Uma reflexão profunda sobre a vida e a obra de Andrei Tarkovsky, um dos maiores artistas da história do cinema.

Crítica

Não são raros os cineastas que fazem documentários sobre seus pais. Alguns são, basicamente, acertos de contas; outros ressaltam a saudade, a falta sentida das figuras maternas/paternas; há também os que tomam certa distância desses objetos de estudo para compreendê-los de modos diferentes. Dentro do filão, existe uma leva também considerável sobre pais cineastas – o que pressupõe imediatamente uma herança vocacional. No Brasil, por exemplo, Marina Person dirigiu um documentário sobre seu pai, o grande realizador Luiz Sérgio Person (Person, 2007). Já Eryk Rocha homenageou seu genitor brilhante, Glauber Rocha, em Rocha que Voa (2002) e Cinema Novo (2016). Um dos principais destaques do 3º Russian Film Festival, Andrei Tarkovsky. O Cinema como Oração é dirigido por Andrey A. Tarkovsky e tem como assunto o pai dele, o gênio do cinema soviético Andrei Tarkovsky. E o primeiro aspecto que chama a atenção na construção narrativa desse longa-metragem é a distância que o filho Andrey preserva do pai Andrei. Não há qualquer citação direta sobre o parentesco deles. O cineasta não se coloca em cena, tampouco sublinha a sua subjetividade ao examinar o pai amplamente venerado no mundo do cinema. Andrey mantém a pessoalidade nas entrelinhas, como ao deixar implícita a herança artística transmitida por gerações, começando no avô poeta que inspirou o pai cineasta.

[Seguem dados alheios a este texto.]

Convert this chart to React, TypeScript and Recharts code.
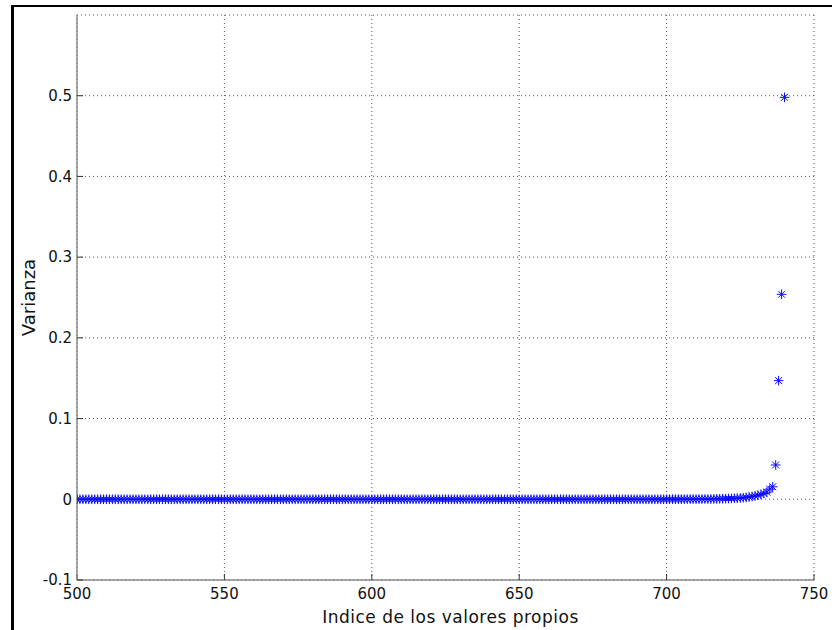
import React from 'react';
import { ScatterChart, Scatter, XAxis, YAxis, CartesianGrid } from 'recharts';

// eigenvalue index starts at 500, one value per index (500..740)
const START_INDEX = 500;

const varianza = [
  0, 0, 0, 0, 0, 0, 0, 0, 0, 0,
  0, 0, 0, 0, 0, 0, 0, 0, 0, 0,
  0, 0, 0, 0, 0, 0, 0, 0, 0, 0,
  0, 0, 0, 0, 0, 0, 0, 0, 0, 0,
  0, 0, 0, 0, 0, 0, 0, 0, 0, 0,
  0, 0, 0, 0, 0, 0, 0, 0, 0, 0,
  0, 0, 0, 0, 0, 0, 0, 0, 0, 0,
  0, 0, 0, 0, 0, 0, 0, 0, 0, 0,
  0, 0, 0, 0, 0, 0, 0, 0, 0, 0,
  0, 0, 0, 0, 0, 0, 0, 0, 0, 0,
  0, 0, 0, 0, 0, 0, 0, 0, 0, 0,
  0, 0, 0, 0, 0, 0, 0, 0, 0, 0,
  0, 0, 0, 0, 0, 0, 0, 0, 0, 0,
  0, 0, 0, 0, 0, 0, 0, 0, 0, 0,
  0, 0, 0, 0, 0, 0, 0, 0, 0, 0,
  0, 0, 0, 0, 0, 0, 0, 0, 0, 0,
  0, 0, 0, 0, 0, 0, 0, 0, 0, 0,
  0, 0, 0, 0, 0, 0, 0, 0, 0, 0,
  0, 0, 0, 0, 0, 0, 0, 0, 0, 0,
  0, 0, 0, 0, 0, 0, 0, 0, 0, 0,
  0.0001, 0.0001, 0.0001, 0.0001, 0.0001, 0.0001, 0.0002, 0.0002, 0.0002, 0.0002,
  0.0002, 0.0002, 0.0003, 0.0003, 0.0003, 0.0003, 0.0004, 0.0005, 0.0006, 0.0007,
  0.0008, 0.0009, 0.001, 0.0012, 0.0014, 0.0016, 0.0019, 0.0023, 0.0028, 0.0035,
  0.0042, 0.005, 0.006, 0.0072, 0.0088, 0.0125, 0.0155, 0.0425, 0.147, 0.254,
  0.498,
];

const xTicks = [500, 550, 600, 650, 700, 750];
const yTicks = [-0.1, 0, 0.1, 0.2, 0.3, 0.4, 0.5];

const points = varianza.map((v, i) => ({ x: START_INDEX + i, y: v }));

const AXIS = '#8a8a8a';
const FONT = 'DejaVu Sans, Verdana, sans-serif';
const tickStyle = { fontFamily: FONT, fontSize: 15, fill: '#111' };

// matlab '*' marker
const Star = (props: any) => {
  const { cx, cy } = props;
  const r = 4.8;
  const d = r * 0.72;
  return (
    <g stroke="#0a0aff" strokeWidth={1}>
      <line x1={cx - r} y1={cy} x2={cx + r} y2={cy} />
      <line x1={cx} y1={cy - r} x2={cx} y2={cy + r} />
      <line x1={cx - d} y1={cy - d} x2={cx + d} y2={cy + d} />
      <line x1={cx - d} y1={cy + d} x2={cx + d} y2={cy - d} />
    </g>
  );
};

export default function App() {
  return (
    <div
      style={{
        position: 'absolute',
        left: 0,
        top: 0,
        width: 832,
        height: 630,
        overflow: 'hidden',
        background: '#fff',
      }}
    >
      {/* figure frame */}
      <div
        style={{
          position: 'absolute',
          left: 11,
          top: 5,
          width: 860,
          height: 660,
          borderLeft: '3px solid #000',
          borderTop: '2px solid #000',
        }}
      />
      <div style={{ position: 'absolute', left: 0, top: 0 }}>
        <ScatterChart width={832} height={630} margin={{ top: 15, right: 18, bottom: 20, left: 17 }}>
          <CartesianGrid stroke="#555" strokeDasharray="1 3" />
          <XAxis
            type="number"
            dataKey="x"
            domain={[500, 750]}
            ticks={xTicks}
            height={30}
            allowDataOverflow
            axisLine={{ stroke: AXIS, strokeWidth: 1.5 }}
            tickLine={{ stroke: '#333' }}
            tickSize={-6}
            tickMargin={14}
            tick={tickStyle}
            label={{
              value: 'Indice de los valores propios',
              position: 'insideBottom',
              offset: -13,
              dx: 5,
              style: { fontFamily: FONT, fontSize: 17, letterSpacing: 0.5, fill: '#111' },
            }}
          />
          <XAxis
            xAxisId="top"
            orientation="top"
            type="number"
            domain={[500, 750]}
            ticks={xTicks}
            height={0}
            allowDataOverflow
            axisLine={{ stroke: AXIS, strokeWidth: 1.5 }}
            tickLine={{ stroke: '#333' }}
            tickSize={-6}
            tick={false}
          />
          <YAxis
            type="number"
            dataKey="y"
            domain={[-0.1, 0.6]}
            ticks={yTicks}
            width={60}
            allowDataOverflow
            axisLine={{ stroke: AXIS, strokeWidth: 1.5 }}
            tickLine={{ stroke: '#333' }}
            tickSize={-6}
            tickMargin={11}
            tick={tickStyle}
            label={{
              value: 'Varianza',
              angle: -90,
              position: 'insideLeft',
              offset: 12,
              style: { fontFamily: FONT, fontSize: 18, fill: '#111', textAnchor: 'middle' },
            }}
          />
          <YAxis
            yAxisId="right"
            orientation="right"
            type="number"
            domain={[-0.1, 0.6]}
            ticks={yTicks}
            width={0}
            allowDataOverflow
            axisLine={{ stroke: AXIS, strokeWidth: 1.5 }}
            tickLine={{ stroke: '#333' }}
            tickSize={-6}
            tick={false}
          />
          <Scatter data={points} shape={<Star />} isAnimationActive={false} />
        </ScatterChart>
      </div>
    </div>
  );
}
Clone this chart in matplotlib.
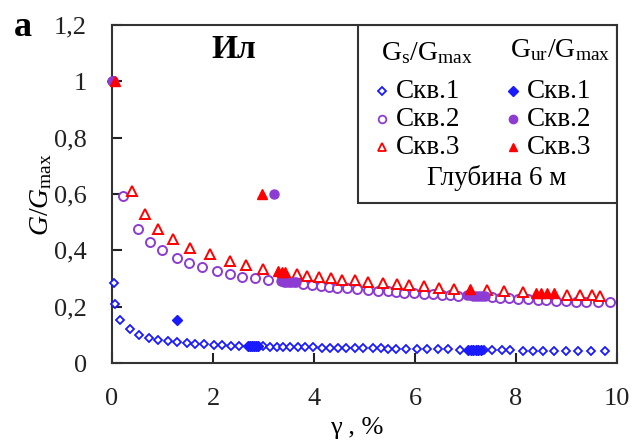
import matplotlib
matplotlib.use("Agg")
import matplotlib.pyplot as plt
from matplotlib.ticker import FuncFormatter

plt.rcParams['font.family'] = ['Liberation Serif', 'DejaVu Serif']
plt.rcParams['mathtext.fontset'] = 'custom'
plt.rcParams['mathtext.rm'] = 'Liberation Serif'
plt.rcParams['mathtext.it'] = 'Liberation Serif:italic'

# ---- data ----
gs1_x = [0.03, 0.05, 0.16, 0.35, 0.54, 0.73, 0.91, 1.11, 1.29, 1.48, 1.65, 1.83, 2.01, 2.17, 2.36, 2.51,
         2.99, 3.13, 3.26, 3.39, 3.53, 3.69, 3.83, 3.99, 4.16, 4.31, 4.48, 4.64, 4.81, 4.97, 5.16, 5.33,
         5.46, 5.63, 5.83, 6.03, 6.23, 6.46, 6.66, 6.89, 7.36, 7.53, 7.73, 7.89, 8.13, 8.33, 8.53, 8.76,
         8.99, 9.23, 9.49, 9.76]
gs1_y = [0.285, 0.21, 0.154, 0.120, 0.101, 0.090, 0.083, 0.079, 0.074, 0.070, 0.068, 0.066, 0.064, 0.063, 0.062, 0.061,
         0.059, 0.058, 0.058, 0.058, 0.057, 0.057, 0.056, 0.056, 0.055, 0.055, 0.054, 0.054, 0.053, 0.053, 0.052, 0.052,
         0.051, 0.051, 0.050, 0.050, 0.049, 0.048, 0.048, 0.047, 0.046, 0.046, 0.045, 0.045, 0.044, 0.044, 0.043, 0.043,
         0.042, 0.042, 0.041, 0.041]
gur1_x = [0.0, 1.28, 2.70, 2.74, 2.78, 2.82, 2.86, 2.90, 7.05, 7.10, 7.15, 7.20, 7.25, 7.30]
gur1_y = [1.0, 0.154, 0.060, 0.060, 0.060, 0.060, 0.059, 0.059, 0.047, 0.047, 0.047, 0.047, 0.046, 0.046]

gs2_x = [0.02, 0.21, 0.52, 0.76, 0.99, 1.28, 1.53, 1.79, 2.07, 2.33, 2.58, 2.84, 3.09,
         3.79, 3.96, 4.13, 4.29, 4.46, 4.66, 4.86, 5.06, 5.26, 5.46, 5.63, 5.79, 5.99, 6.17, 6.36,
         6.53, 6.69, 6.86, 7.53, 7.69, 7.86, 8.03, 8.23, 8.43, 8.59, 8.79, 8.99, 9.19, 9.39, 9.63, 9.86]
gs2_y = [1.0, 0.594, 0.475, 0.43, 0.40, 0.374, 0.355, 0.34, 0.328, 0.317, 0.307, 0.301, 0.293,
         0.281, 0.277, 0.274, 0.271, 0.268, 0.265, 0.262, 0.259, 0.257, 0.255, 0.252, 0.250, 0.248, 0.246, 0.244,
         0.242, 0.240, 0.238, 0.234, 0.232, 0.230, 0.228, 0.226, 0.224, 0.222, 0.220, 0.219, 0.218, 0.217, 0.216, 0.215]
gur2_x = [0.0, 3.21, 3.35, 3.40, 3.45, 3.50, 3.55, 3.60, 3.65, 7.03, 7.09, 7.15, 7.21, 7.27, 7.33, 7.39]
gur2_y = [1.0, 0.60, 0.290, 0.289, 0.289, 0.288, 0.288, 0.287, 0.287, 0.240, 0.240, 0.239, 0.239, 0.239, 0.238, 0.238]

gs3_x = [0.40, 0.66, 0.91, 1.21, 1.55, 1.94, 2.33, 2.66, 2.99, 3.66, 3.86, 4.09, 4.33, 4.56, 4.81, 5.07,
         5.36, 5.64, 5.89, 6.17, 6.48, 6.78, 7.43, 7.76, 8.13, 9.00, 9.26, 9.50, 9.67]
gs3_y = [0.61, 0.53, 0.476, 0.44, 0.41, 0.386, 0.361, 0.349, 0.334, 0.317, 0.31, 0.306, 0.301, 0.296, 0.293, 0.288,
         0.285, 0.282, 0.278, 0.274, 0.268, 0.264, 0.258, 0.254, 0.251, 0.243, 0.242, 0.240, 0.239]
gur3_x = [0.05, 2.97, 3.28, 3.36, 3.43, 7.09, 8.40, 8.50, 8.62, 8.75]
gur3_y = [1.0, 0.60, 0.325, 0.324, 0.322, 0.261, 0.248, 0.248, 0.247, 0.247]

x_ticks = [0, 2, 4, 6, 8, 10]
y_ticks = [0, 0.2, 0.4, 0.6, 0.8, 1.0, 1.2]

c1 = '#1a1aff'
c2 = '#8c3cd2'
c3 = '#ff0000'

AX_L, AX_R, AX_T, AX_B = 112, 617, 25, 363
fig = plt.figure(figsize=(6.35, 4.41), dpi=100)
ax = fig.add_axes([AX_L/635, 1-AX_B/441, (AX_R-AX_L)/635, (AX_B-AX_T)/441])

ax.plot(gs1_x, gs1_y, 'D', ms=4.2, mfc='white', mec=c1, mew=1.3, ls='none', clip_on=False, zorder=3)
ax.plot(gs2_x, gs2_y, 'o', ms=6.5, mfc='white', mec=c2, mew=1.4, ls='none', clip_on=False, zorder=3)
ax.plot(gs3_x, gs3_y, '^', ms=6.5, mfc='white', mec=c3, mew=1.4, ls='none', clip_on=False, zorder=3)
ax.plot(gur1_x, gur1_y, 'D', ms=5, color=c1, ls='none', clip_on=False, zorder=4)
ax.plot(gur2_x, gur2_y, 'o', ms=6.5, color=c2, ls='none', clip_on=False, zorder=4)
ax.plot(gur3_x, gur3_y, '^', ms=6.5, color=c3, ls='none', clip_on=False, zorder=5)

ax.set_xlim(0, 10)
ax.set_ylim(0, 1.2)
ax.set_xticks(x_ticks)
ax.set_yticks(y_ticks)
fmt = FuncFormatter(lambda v, p: ('%g' % v).replace('.', ','))
ax.xaxis.set_major_formatter(fmt)
ax.yaxis.set_major_formatter(fmt)
ax.tick_params(direction='in', length=7, width=1.5, labelsize=19, colors='#222222')
ax.tick_params(axis='y', pad=18)
ax.tick_params(axis='x', pad=18)
for s in ax.spines.values():
    s.set_linewidth(1.5)
    s.set_color('#333333')

ax.set_xlabel('γ , %', fontsize=19)
ax.xaxis.set_label_coords((357-AX_L)/(AX_R-AX_L), (AX_B-417)/(AX_B-AX_T))
ax.xaxis.label.set_va('top')
ax.set_ylabel(r'$\it{G}/\it{G}_{\rm max}$', fontsize=20, labelpad=0)

fig.text(23/635, 1-27/441, 'a', fontsize=26, fontweight='bold', va='center', ha='center')

def ax_xy(px, py):
    return (px-AX_L)/(AX_R-AX_L), (AX_B-py)/(AX_B-AX_T)

tx, ty = ax_xy(234, 49)
ax.text(tx, ty, 'Ил', transform=ax.transAxes, fontsize=24, fontweight='bold', ha='center', va='center')

# legend box
lx0, ly0 = ax_xy(358, 203)
ax.add_patch(plt.Rectangle((lx0, ly0), 1-lx0, 1-ly0, transform=ax.transAxes,
                           fill=False, ec='#333333', lw=1.5, zorder=6))

tx, ty = ax_xy(427, 53)
ax.text(tx, ty, r'$\rm G_s/G_{max}$', transform=ax.transAxes, fontsize=20, ha='center', va='center')
tx, ty = ax_xy(560, 50)
ax.text(tx, ty, r'$\rm G_{ur}/G_{max}$', transform=ax.transAxes, fontsize=20, ha='center', va='center')

rows = [(91, 'D', c1, 4.2, 5), (119, 'o', c2, 5.5, 6), (147, '^', c3, 5.5, 6)]
for i, (py, m, c, ms_o, ms_f) in enumerate(rows):
    mx, my = ax_xy(382, py)
    ax.plot([mx], [my], m, ms=ms_o, mfc='white', mec=c, mew=1.3, transform=ax.transAxes, clip_on=False, zorder=7)
    tx, ty = ax_xy(396, py)
    ax.text(tx, ty, 'Скв.%d' % (i+1), transform=ax.transAxes, fontsize=19.5, ha='left', va='center')
    mx, my = ax_xy(513, py)
    ax.plot([mx], [my], m, ms=ms_f, color=c, transform=ax.transAxes, clip_on=False, zorder=7)
    tx, ty = ax_xy(527, py)
    ax.text(tx, ty, 'Скв.%d' % (i+1), transform=ax.transAxes, fontsize=19.5, ha='left', va='center')

tx, ty = ax_xy(497, 178)
ax.text(tx, ty, 'Глубина 6 м', transform=ax.transAxes, fontsize=19.5, ha='center', va='center')

fig.savefig('out.png', dpi=100)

Depois de ponderada essa sintomática distância que o realizador-filho mantém do protagonista-pai, é aconselhável perceber como é revelado esse protagonista que parece uma fonte inesgotável de reflexões sobre arte, religiosidade e a experiência humana no planeta. Andrey A. Tarkovsky evita construir o roteiro dessa bela homenagem como se estivesse montando uma matéria jornalística. O que isso quer dizer? Que ele não está interessado em expor a vida e a obra de seu pai por meio de um caminho repleto de informações. Desse modo, não temos algo do tipo “Tarkovsky nasceu no dia tal, foi assim na infância, passou por este ou aquele problema, chegou assim ou assado a ser cineasta, etc”. Os dados biográficos do cineasta russo são diluídos num diálogo formal com a obra a ser celebrada. Andrei Tarkovsky. O Cinema como Oração explora Andrei Tarkovsky correlacionando experiências infantis e as particularidades contidas em filmes como A Infância de Ivan (1962) e O Espelho (1975). E esse é apenas o exemplo mais claramente perceptível. Podemos notar o quanto a infância foi crucial à dimensão lírica do cinema de Tarkovsky. Isso, sem a necessidade de alguém explicando os elementos encadeados pela montagem de Michal Leszczylowski e Andrey A. Tarkovsky. O filho evita trair a predileção do pai por um cinema menos determinista, propenso aos mistérios e ao insondável.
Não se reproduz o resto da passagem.